# GIVEN MATERIAL start
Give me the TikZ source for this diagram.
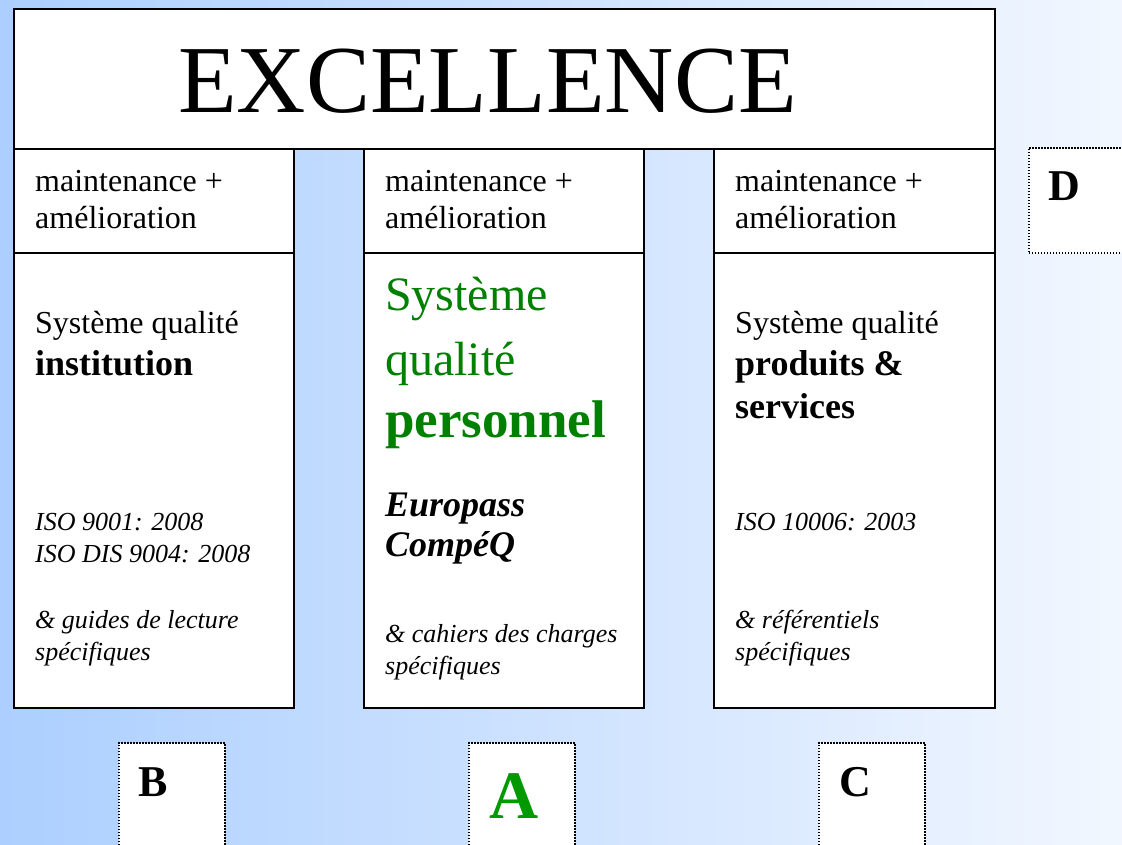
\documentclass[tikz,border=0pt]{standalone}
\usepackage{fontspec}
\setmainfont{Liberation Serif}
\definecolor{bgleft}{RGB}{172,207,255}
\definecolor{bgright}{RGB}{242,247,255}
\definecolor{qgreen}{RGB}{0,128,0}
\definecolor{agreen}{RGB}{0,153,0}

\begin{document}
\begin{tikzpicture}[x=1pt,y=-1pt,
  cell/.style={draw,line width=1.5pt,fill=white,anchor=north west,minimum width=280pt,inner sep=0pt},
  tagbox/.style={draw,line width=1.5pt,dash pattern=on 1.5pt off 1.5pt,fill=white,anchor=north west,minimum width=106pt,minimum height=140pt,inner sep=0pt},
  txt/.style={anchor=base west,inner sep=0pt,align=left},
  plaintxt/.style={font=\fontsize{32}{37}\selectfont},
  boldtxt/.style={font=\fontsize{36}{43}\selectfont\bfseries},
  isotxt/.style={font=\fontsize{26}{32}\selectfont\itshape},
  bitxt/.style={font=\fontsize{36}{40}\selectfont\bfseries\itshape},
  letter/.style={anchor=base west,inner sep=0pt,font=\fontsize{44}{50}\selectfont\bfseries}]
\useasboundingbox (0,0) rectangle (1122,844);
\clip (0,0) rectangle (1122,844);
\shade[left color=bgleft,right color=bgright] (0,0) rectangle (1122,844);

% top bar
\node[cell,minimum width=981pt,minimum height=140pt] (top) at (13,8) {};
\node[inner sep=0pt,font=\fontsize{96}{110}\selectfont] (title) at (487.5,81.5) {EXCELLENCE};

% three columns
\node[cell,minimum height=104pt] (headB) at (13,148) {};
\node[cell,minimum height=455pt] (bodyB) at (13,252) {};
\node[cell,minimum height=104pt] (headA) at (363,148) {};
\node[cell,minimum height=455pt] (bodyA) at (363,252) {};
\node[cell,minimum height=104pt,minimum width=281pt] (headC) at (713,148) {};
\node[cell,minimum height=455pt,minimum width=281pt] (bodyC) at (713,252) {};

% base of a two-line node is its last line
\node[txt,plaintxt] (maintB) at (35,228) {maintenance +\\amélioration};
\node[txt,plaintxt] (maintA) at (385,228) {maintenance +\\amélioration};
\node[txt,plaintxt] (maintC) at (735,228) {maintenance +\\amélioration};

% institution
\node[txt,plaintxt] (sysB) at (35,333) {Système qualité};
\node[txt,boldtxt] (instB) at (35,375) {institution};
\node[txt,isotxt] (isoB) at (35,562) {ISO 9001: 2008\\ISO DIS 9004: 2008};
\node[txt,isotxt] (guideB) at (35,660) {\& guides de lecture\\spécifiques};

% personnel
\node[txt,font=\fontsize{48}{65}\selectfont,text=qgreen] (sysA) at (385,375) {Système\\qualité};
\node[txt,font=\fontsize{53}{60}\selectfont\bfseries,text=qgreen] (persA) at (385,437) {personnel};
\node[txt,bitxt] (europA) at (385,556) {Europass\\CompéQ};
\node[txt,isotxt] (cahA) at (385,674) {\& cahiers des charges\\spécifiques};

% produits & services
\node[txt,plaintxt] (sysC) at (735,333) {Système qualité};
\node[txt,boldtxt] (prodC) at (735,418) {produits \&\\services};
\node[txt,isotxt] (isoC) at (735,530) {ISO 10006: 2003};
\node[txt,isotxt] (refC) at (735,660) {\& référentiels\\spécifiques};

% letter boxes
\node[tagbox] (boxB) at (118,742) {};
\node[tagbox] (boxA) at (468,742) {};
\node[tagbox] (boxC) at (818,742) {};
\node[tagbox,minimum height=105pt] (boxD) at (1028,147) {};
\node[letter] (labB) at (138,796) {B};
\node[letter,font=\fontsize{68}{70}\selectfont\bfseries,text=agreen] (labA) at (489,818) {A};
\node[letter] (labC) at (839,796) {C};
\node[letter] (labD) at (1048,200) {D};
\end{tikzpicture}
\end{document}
# GIVEN MATERIAL end
EXERCISE PROMPT |
Reproduce all of the material above word for word. Omit the pictures.

RESULT |
Give me the TikZ source for this diagram.
\documentclass[tikz,border=0pt]{standalone}
\usepackage{fontspec}
\setmainfont{Liberation Serif}
\definecolor{bgleft}{RGB}{172,207,255}
\definecolor{bgright}{RGB}{242,247,255}
\definecolor{qgreen}{RGB}{0,128,0}
\definecolor{agreen}{RGB}{0,153,0}

\begin{document}
\begin{tikzpicture}[x=1pt,y=-1pt,
  cell/.style={draw,line width=1.5pt,fill=white,anchor=north west,minimum width=280pt,inner sep=0pt},
  tagbox/.style={draw,line width=1.5pt,dash pattern=on 1.5pt off 1.5pt,fill=white,anchor=north west,minimum width=106pt,minimum height=140pt,inner sep=0pt},
  txt/.style={anchor=base west,inner sep=0pt,align=left},
  plaintxt/.style={font=\fontsize{32}{37}\selectfont},
  boldtxt/.style={font=\fontsize{36}{43}\selectfont\bfseries},
  isotxt/.style={font=\fontsize{26}{32}\selectfont\itshape},
  bitxt/.style={font=\fontsize{36}{40}\selectfont\bfseries\itshape},
  letter/.style={anchor=base west,inner sep=0pt,font=\fontsize{44}{50}\selectfont\bfseries}]
\useasboundingbox (0,0) rectangle (1122,844);
\clip (0,0) rectangle (1122,844);
\shade[left color=bgleft,right color=bgright] (0,0) rectangle (1122,844);

% top bar
\node[cell,minimum width=981pt,minimum height=140pt] (top) at (13,8) {};
\node[inner sep=0pt,font=\fontsize{96}{110}\selectfont] (title) at (487.5,81.5) {EXCELLENCE};

% three columns
\node[cell,minimum height=104pt] (headB) at (13,148) {};
\node[cell,minimum height=455pt] (bodyB) at (13,252) {};
\node[cell,minimum height=104pt] (headA) at (363,148) {};
\node[cell,minimum height=455pt] (bodyA) at (363,252) {};
\node[cell,minimum height=104pt,minimum width=281pt] (headC) at (713,148) {};
\node[cell,minimum height=455pt,minimum width=281pt] (bodyC) at (713,252) {};

% base of a two-line node is its last line
\node[txt,plaintxt] (maintB) at (35,228) {maintenance +\\amélioration};
\node[txt,plaintxt] (maintA) at (385,228) {maintenance +\\amélioration};
\node[txt,plaintxt] (maintC) at (735,228) {maintenance +\\amélioration};

% institution
\node[txt,plaintxt] (sysB) at (35,333) {Système qualité};
\node[txt,boldtxt] (instB) at (35,375) {institution};
\node[txt,isotxt] (isoB) at (35,562) {ISO 9001: 2008\\ISO DIS 9004: 2008};
\node[txt,isotxt] (guideB) at (35,660) {\& guides de lecture\\spécifiques};

% personnel
\node[txt,font=\fontsize{48}{65}\selectfont,text=qgreen] (sysA) at (385,375) {Système\\qualité};
\node[txt,font=\fontsize{53}{60}\selectfont\bfseries,text=qgreen] (persA) at (385,437) {personnel};
\node[txt,bitxt] (europA) at (385,556) {Europass\\CompéQ};
\node[txt,isotxt] (cahA) at (385,674) {\& cahiers des charges\\spécifiques};

% produits & services
\node[txt,plaintxt] (sysC) at (735,333) {Système qualité};
\node[txt,boldtxt] (prodC) at (735,418) {produits \&\\services};
\node[txt,isotxt] (isoC) at (735,530) {ISO 10006: 2003};
\node[txt,isotxt] (refC) at (735,660) {\& référentiels\\spécifiques};

% letter boxes
\node[tagbox] (boxB) at (118,742) {};
\node[tagbox] (boxA) at (468,742) {};
\node[tagbox] (boxC) at (818,742) {};
\node[tagbox,minimum height=105pt] (boxD) at (1028,147) {};
\node[letter] (labB) at (138,796) {B};
\node[letter,font=\fontsize{68}{70}\selectfont\bfseries,text=agreen] (labA) at (489,818) {A};
\node[letter] (labC) at (839,796) {C};
\node[letter] (labD) at (1048,200) {D};
\end{tikzpicture}
\end{document}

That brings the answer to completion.